Live and learn. We still donate books to the library, but mostly with some grief, as I have to acknowledge that I may never see the book again. (And, as you know, I am a great re-reader.)
I had started re-reading "Lord of the Flies" before your post and finished it today.
I do suppose reading the Bible is enough to get an understanding of the depravity in man, but for those who don't read it, Golding's book comes pretty close to an apology of original sin. It's unclear to me whether at the end the boys cry out of disappointment at themselves or disappointment at being rescued from their own war into that of the adults. Certainly Golding was deeply marked by the war and casting about for an explanation as to how that could have happened. When you're traumatized as a society, I suspect there's a need for plumbing the roots of that trauma as much as there's one for stories of healing.

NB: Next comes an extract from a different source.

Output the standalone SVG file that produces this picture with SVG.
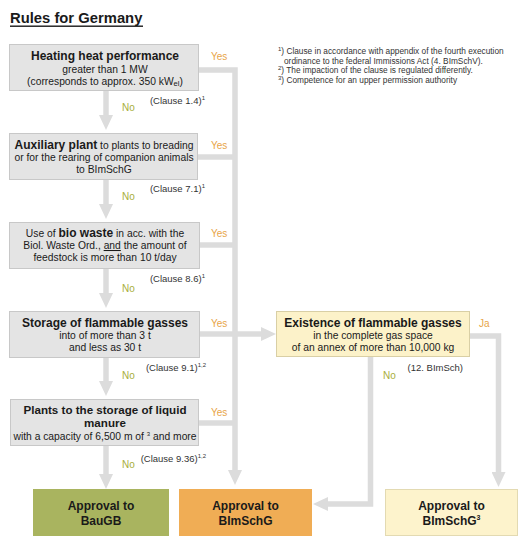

I interspersed "Lord of the Flies" with "Coral Island," which is a lot more optimistic about British civilization and the salutary effects of missionaries. The difference, aside from the general tone, is one of maturity: Ballantyne's boys are a bit older and were hired as sailors on the ship that foundered on Coral Island. I can also easily see the Tongan boys relying on the values they received from their elders or other figures of authority, as well; Golding's chorister clique and the easily scared littluns make an early case for the problems of peer orientation.